February 12, 2017
Damp dead leaves cushioned my footsteps on the approach trail to Springer Mtn. We had been planning this for so long, and now I was actually here! But even as I inhaled soft forest air, the moment of departure had not yet come. For I was hiking without my pack, accompanied by my sister, Helen, and her husband, Mark, and Jay was languishing in the Lodge at Amicalola with a pounding headache, sore throat, and sinus misery. The germs had abruptly materialized as we drove from Tennessee to Georgia. A week of recuperation loomed, for which my sister had kindly offered a refuge at her home.

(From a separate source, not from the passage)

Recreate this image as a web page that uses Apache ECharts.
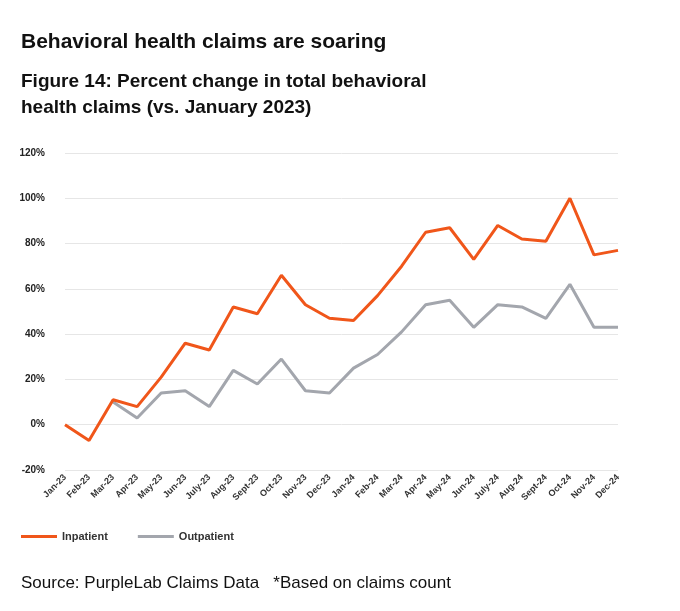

Suddenly, over the hill, through the conversation of my companions, I heard a faint, garbled trumpeting, undulating through the air. “Listen!” I exclaimed. “Can you hear it?”
Helen, Mark, and I stopped, ears straining. A mixture of rattles, honks, squeaks – it almost sounded like a group of school children having a high old time with a basket of rhythm instruments! The cacaphony crescendoed, and suddenly, a flock of sandhill cranes crested the hill! The swoosh of huge wings beat the air. I wanted to lift my arms and join them, leap into the blue sky.
Yes! Head north! Take me with you!
As the last straggler of the migrating flock passed overhead to wing beyond the horizon, I was filled with a clarifying joy. Earlier this morning my parents had given Jay and me a parting blessing, the last verse from the 1715 hymn, “I Sing the Mighty Power of God” by Isaac Watts. The words resounded through my being:
There’s not a plant or flower below, but makes thy glories known.
And clouds arise, and tempests blow, by order from thy throne.
While all that borrows life from thee is ever in thy care,
And everywhere that we can be, thou, God, art present there.